Aesthetically, the game is detailed and full of color, with solid character designs and backgrounds, and architecture that changes from area to area while retaining an overall cohesive theme. There are many indicators that the structures you are exploring are both ancient and well-worn. Buildings are often majestic but suffering from minor damage, suggesting that the people living in them lack the skills or resources to make repairs. The environmental design also enforces the ongoing theme of a world built beneath the surface of the sea, with the occasional waterfall washing down over the landscape.

Valdis Story was developed by Endless Fluff Games, a 2-person studio based in New York City, made up of designer and programmer Kyron Ramsey and artist Carolina Moya. Music for the game was created by Zack Parrish.

Development on Valdis Story originally started in 2007, although the project was never completed. However, it did lay the foundation for the exploration-based platforming and fast combat seen in Abyssal City. Rather than recreating their efforts, Kryon and Carolina set out to make an entirely new game, taking place after the events in the original project (which explains the somewhat convoluted backstory), and featuring a number of returning characters, including the four heroes.
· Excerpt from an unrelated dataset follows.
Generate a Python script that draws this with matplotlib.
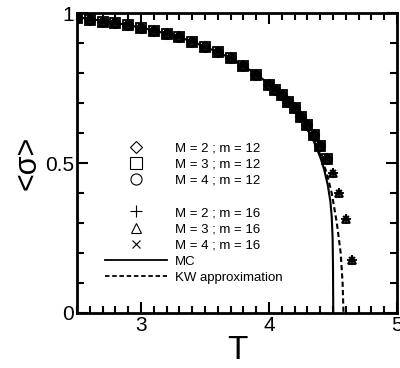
import numpy as np
import matplotlib.pyplot as plt
from matplotlib.lines import Line2D
from matplotlib.ticker import MultipleLocator

plt.rcParams['font.family'] = ['Liberation Sans', 'DejaVu Sans']

# order parameter data
T12 = [2.5, 2.6, 2.7, 2.8, 2.9, 3.0, 3.1, 3.2, 3.3, 3.4, 3.5, 3.6, 3.7, 3.8, 3.9,
       4.0, 4.05, 4.1, 4.15, 4.2, 4.25, 4.3, 4.35, 4.4, 4.45]
s12 = [0.983, 0.977, 0.971, 0.966, 0.960, 0.950, 0.940, 0.930, 0.920, 0.902, 0.887,
       0.870, 0.850, 0.823, 0.793, 0.760, 0.745, 0.727, 0.703, 0.683, 0.653,
       0.627, 0.593, 0.557, 0.513]
T16 = T12 + [4.5, 4.55, 4.6, 4.65]
s16 = s12 + [0.467, 0.400, 0.313, 0.177]

# MC curve and KW approximation
T_mc = [2.5, 2.7, 2.9, 3.1, 3.3, 3.5, 3.7, 3.9, 4.0, 4.1, 4.2, 4.3, 4.35, 4.4,
        4.43, 4.46, 4.48, 4.49, 4.497, 4.5, 4.502]
s_mc = [0.987, 0.974, 0.960, 0.942, 0.920, 0.888, 0.850, 0.797, 0.763, 0.723,
        0.676, 0.612, 0.572, 0.520, 0.480, 0.425, 0.370, 0.320, 0.250, 0.150, 0.0]
T_kw = [4.3, 4.35, 4.4, 4.45, 4.49, 4.53, 4.56, 4.575, 4.582]
s_kw = [0.614, 0.576, 0.528, 0.468, 0.400, 0.300, 0.200, 0.100, 0.0]

fig = plt.figure(figsize=(4, 3.68), dpi=100)
ax = fig.add_axes([0.1925, 0.1495, 0.80, 0.815])

mk = dict(color='black', markerfacecolor='none', markeredgewidth=1.3, linestyle='none')
ax.plot(T12, s12, marker='s', markersize=7.5, **mk)
ax.plot(T12, s12, marker='D', markersize=5.5, **mk)
ax.plot(T12, s12, marker='o', markersize=6.5, **mk)
ax.plot(T16, s16, marker='+', markersize=7.5, **mk)
ax.plot(T16, s16, marker='^', markersize=6, **mk)
ax.plot(T16, s16, marker='x', markersize=5, **mk)
ax.plot(T_mc, s_mc, '-', color='black', lw=1.5)
ax.plot(T_kw, s_kw, '--', color='black', lw=1.5, dashes=(2.5, 1.5))

# legend
lk = dict(color='black', markerfacecolor='none', markeredgewidth=0.8, linestyle='none', markersize=7)
handles = [Line2D([], [], marker='D', **{**lk, 'markersize': 6}),
           Line2D([], [], marker='s', **{**lk, 'markersize': 8}),
           Line2D([], [], marker='o', **{**lk, 'markersize': 8}),
           Line2D([], [], linestyle='none'),
           Line2D([], [], marker='+', **{**lk, 'markersize': 9}),
           Line2D([], [], marker='^', **lk),
           Line2D([], [], marker='x', **{**lk, 'markersize': 6}),
           Line2D([], [], color='black', lw=1.3),
           Line2D([], [], color='black', lw=1.3, linestyle=(0, (2.5, 1.5)))]
labels = ['M = 2 ; m = 12', 'M = 3 ; m = 12', 'M = 4 ; m = 12', '',
          'M = 2 ; m = 16', 'M = 3 ; m = 16', 'M = 4 ; m = 16',
          'MC', 'KW approximation']
leg = ax.legend(handles, labels, loc='upper left', bbox_to_anchor=(0.0875, 0.57),
                frameon=False, fontsize=9.5, handlelength=4.7, handletextpad=0.6,
                labelspacing=0.3, numpoints=1, borderaxespad=0, borderpad=0)

ax.set_xlim(2.5, 5)
ax.set_ylim(0, 1)
ax.set_xticks([3, 4, 5])
ax.set_yticks([0, 0.5, 1])
ax.set_yticklabels(['0', '0.5', '1'])
ax.xaxis.set_minor_locator(MultipleLocator(0.1))
ax.yaxis.set_minor_locator(MultipleLocator(0.1))
ax.tick_params(which='both', direction='in', top=True, right=True, width=1.5, labelsize=15, pad=2)
ax.tick_params(which='major', length=8)
ax.tick_params(which='minor', length=5)
for sp in ax.spines.values():
    sp.set_linewidth(2)
ax.set_xlabel('T', fontsize=24, labelpad=0)
ax.set_ylabel('<σ>', fontsize=22, labelpad=2)

fig.savefig('out.png', dpi=100)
The studio also developed a game entitled Legend of Fae, which mixes RPG gameplay and color matching puzzles. Solving puzzles allows players to progress through more than 50 levels, and grants spells and abilities when fighting creatures and bosses in turn-based battles. You are also able to upgrade your spells using a skill tree with four major affinities.

The studio also developed a shmup entitled Nimbus Sky Princess, featuring a cast of colorful characters and enemies. As is typical of the genre, players dodge enemy fire and obstacles, while collecting powerups and pew pew pewing their way to victory against waves of ships and large bosses. A combo system awards multipliers for continuous hits, and a recharging shield allows players to defend themselves – and deflect enemy bullets – at a moment’s notice. The game features local 2P co-op.